Problem requirements:
Return the material exactly, first line through the line containing "113.8, 112.3, 111.2];", and nothing more. Pictures stay out.

Collected data:
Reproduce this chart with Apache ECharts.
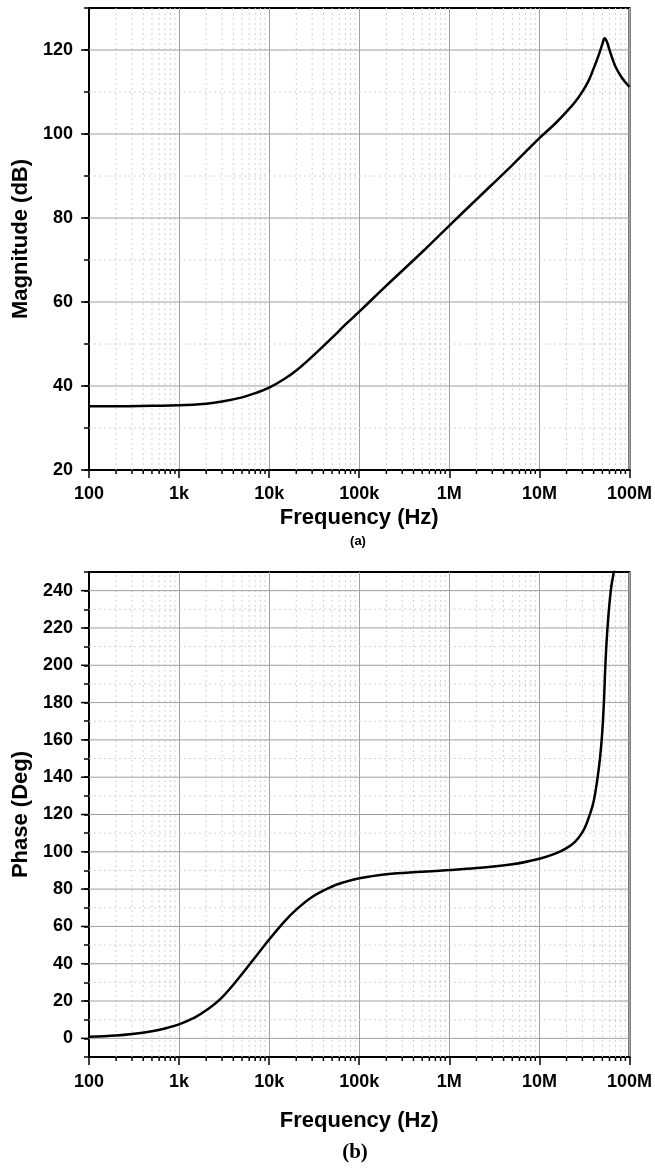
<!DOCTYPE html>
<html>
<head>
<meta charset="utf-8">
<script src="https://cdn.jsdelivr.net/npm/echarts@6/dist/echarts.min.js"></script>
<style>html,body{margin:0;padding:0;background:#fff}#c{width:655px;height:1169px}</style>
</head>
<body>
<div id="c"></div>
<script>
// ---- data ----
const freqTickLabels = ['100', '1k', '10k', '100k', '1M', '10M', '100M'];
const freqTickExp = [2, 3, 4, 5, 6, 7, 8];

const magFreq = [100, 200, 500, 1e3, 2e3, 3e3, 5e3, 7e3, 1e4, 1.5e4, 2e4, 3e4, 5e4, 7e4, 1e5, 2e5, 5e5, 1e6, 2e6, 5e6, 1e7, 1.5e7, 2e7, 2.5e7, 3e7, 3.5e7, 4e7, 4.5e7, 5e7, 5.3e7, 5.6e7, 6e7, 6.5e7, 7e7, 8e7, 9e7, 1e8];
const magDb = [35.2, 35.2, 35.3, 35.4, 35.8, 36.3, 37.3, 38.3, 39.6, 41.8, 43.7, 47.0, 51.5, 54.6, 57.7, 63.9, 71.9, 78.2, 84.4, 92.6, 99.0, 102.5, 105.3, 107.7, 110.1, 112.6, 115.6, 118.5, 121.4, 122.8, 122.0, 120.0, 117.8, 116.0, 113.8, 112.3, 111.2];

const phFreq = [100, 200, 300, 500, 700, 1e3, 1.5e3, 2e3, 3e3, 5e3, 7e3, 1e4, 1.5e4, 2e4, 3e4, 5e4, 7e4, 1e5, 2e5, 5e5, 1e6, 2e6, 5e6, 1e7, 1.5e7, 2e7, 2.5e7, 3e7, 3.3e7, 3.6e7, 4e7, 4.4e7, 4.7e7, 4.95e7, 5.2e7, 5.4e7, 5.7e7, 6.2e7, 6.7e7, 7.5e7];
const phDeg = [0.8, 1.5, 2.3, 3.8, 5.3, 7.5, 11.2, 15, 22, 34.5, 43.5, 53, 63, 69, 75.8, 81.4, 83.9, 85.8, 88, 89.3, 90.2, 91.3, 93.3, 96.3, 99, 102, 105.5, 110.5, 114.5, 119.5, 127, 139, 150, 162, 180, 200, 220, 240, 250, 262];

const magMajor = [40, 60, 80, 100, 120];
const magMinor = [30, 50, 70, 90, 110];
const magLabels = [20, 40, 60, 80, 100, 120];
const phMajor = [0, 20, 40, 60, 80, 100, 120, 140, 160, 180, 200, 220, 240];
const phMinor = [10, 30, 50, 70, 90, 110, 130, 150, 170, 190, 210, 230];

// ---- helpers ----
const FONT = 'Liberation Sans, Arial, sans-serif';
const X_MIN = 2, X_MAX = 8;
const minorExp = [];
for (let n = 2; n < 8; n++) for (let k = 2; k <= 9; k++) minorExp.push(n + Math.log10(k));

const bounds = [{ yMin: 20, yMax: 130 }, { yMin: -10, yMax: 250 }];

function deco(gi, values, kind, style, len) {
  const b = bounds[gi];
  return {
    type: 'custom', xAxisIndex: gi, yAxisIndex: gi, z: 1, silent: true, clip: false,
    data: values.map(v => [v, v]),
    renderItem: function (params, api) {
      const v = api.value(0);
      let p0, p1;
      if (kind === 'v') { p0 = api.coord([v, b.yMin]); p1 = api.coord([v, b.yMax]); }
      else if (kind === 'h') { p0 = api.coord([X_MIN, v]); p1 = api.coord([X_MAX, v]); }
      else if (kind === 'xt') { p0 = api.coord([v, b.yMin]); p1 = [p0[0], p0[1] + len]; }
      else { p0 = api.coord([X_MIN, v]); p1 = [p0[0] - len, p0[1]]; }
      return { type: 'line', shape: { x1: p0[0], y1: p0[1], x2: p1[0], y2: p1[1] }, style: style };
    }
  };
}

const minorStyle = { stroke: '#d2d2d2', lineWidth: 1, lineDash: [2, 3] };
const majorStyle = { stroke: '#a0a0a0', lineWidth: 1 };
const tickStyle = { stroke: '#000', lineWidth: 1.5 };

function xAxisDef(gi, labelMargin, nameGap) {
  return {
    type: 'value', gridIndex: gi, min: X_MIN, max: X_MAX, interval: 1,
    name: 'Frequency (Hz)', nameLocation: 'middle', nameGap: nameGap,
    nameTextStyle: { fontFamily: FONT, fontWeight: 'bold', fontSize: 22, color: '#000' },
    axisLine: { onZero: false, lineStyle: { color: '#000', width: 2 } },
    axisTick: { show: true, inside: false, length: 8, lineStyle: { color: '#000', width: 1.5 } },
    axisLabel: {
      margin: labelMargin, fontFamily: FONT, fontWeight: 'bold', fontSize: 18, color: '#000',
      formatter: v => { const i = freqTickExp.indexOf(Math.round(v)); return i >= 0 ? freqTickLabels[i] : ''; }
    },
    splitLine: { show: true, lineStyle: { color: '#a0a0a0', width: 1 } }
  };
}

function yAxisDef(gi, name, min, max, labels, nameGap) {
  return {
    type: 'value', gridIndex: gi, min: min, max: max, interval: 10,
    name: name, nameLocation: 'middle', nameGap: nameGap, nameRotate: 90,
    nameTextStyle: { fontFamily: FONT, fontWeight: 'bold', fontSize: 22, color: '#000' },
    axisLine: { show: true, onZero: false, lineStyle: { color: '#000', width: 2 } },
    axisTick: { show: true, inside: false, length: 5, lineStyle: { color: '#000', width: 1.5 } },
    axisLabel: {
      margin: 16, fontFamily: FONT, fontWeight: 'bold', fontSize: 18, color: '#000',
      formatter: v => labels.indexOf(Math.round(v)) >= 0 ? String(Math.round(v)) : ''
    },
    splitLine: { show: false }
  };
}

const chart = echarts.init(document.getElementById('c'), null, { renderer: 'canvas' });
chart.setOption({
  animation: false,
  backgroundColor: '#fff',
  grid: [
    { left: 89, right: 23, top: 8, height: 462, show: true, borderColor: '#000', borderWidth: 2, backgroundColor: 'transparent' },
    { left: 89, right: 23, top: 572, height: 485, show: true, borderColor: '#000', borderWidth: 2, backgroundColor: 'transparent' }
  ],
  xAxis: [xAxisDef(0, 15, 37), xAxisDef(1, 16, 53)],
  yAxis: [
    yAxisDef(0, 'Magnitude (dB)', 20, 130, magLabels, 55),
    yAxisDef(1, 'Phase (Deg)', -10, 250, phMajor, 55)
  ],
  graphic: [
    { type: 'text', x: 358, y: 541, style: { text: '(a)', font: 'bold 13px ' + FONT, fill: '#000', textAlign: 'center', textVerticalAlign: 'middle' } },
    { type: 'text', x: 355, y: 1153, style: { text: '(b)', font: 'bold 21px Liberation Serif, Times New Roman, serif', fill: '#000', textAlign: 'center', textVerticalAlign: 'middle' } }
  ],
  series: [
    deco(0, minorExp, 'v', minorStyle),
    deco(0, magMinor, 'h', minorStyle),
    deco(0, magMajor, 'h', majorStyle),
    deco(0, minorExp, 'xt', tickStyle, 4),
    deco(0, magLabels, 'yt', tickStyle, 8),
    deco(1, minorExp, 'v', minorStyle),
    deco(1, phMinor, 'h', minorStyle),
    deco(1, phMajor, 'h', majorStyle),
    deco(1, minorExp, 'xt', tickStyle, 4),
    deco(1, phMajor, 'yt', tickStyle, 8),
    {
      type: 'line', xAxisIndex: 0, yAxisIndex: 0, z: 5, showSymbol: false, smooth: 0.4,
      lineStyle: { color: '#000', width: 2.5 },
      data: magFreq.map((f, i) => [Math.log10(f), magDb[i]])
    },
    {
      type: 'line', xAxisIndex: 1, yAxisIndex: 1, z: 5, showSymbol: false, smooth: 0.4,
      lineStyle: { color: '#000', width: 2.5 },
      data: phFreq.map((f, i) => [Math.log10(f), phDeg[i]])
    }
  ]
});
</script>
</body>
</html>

Full solution:
Reproduce this chart with Apache ECharts.
<!DOCTYPE html>
<html>
<head>
<meta charset="utf-8">
<script src="https://cdn.jsdelivr.net/npm/echarts@6/dist/echarts.min.js"></script>
<style>html,body{margin:0;padding:0;background:#fff}#c{width:655px;height:1169px}</style>
</head>
<body>
<div id="c"></div>
<script>
// ---- data ----
const freqTickLabels = ['100', '1k', '10k', '100k', '1M', '10M', '100M'];
const freqTickExp = [2, 3, 4, 5, 6, 7, 8];

const magFreq = [100, 200, 500, 1e3, 2e3, 3e3, 5e3, 7e3, 1e4, 1.5e4, 2e4, 3e4, 5e4, 7e4, 1e5, 2e5, 5e5, 1e6, 2e6, 5e6, 1e7, 1.5e7, 2e7, 2.5e7, 3e7, 3.5e7, 4e7, 4.5e7, 5e7, 5.3e7, 5.6e7, 6e7, 6.5e7, 7e7, 8e7, 9e7, 1e8];
const magDb = [35.2, 35.2, 35.3, 35.4, 35.8, 36.3, 37.3, 38.3, 39.6, 41.8, 43.7, 47.0, 51.5, 54.6, 57.7, 63.9, 71.9, 78.2, 84.4, 92.6, 99.0, 102.5, 105.3, 107.7, 110.1, 112.6, 115.6, 118.5, 121.4, 122.8, 122.0, 120.0, 117.8, 116.0, 113.8, 112.3, 111.2];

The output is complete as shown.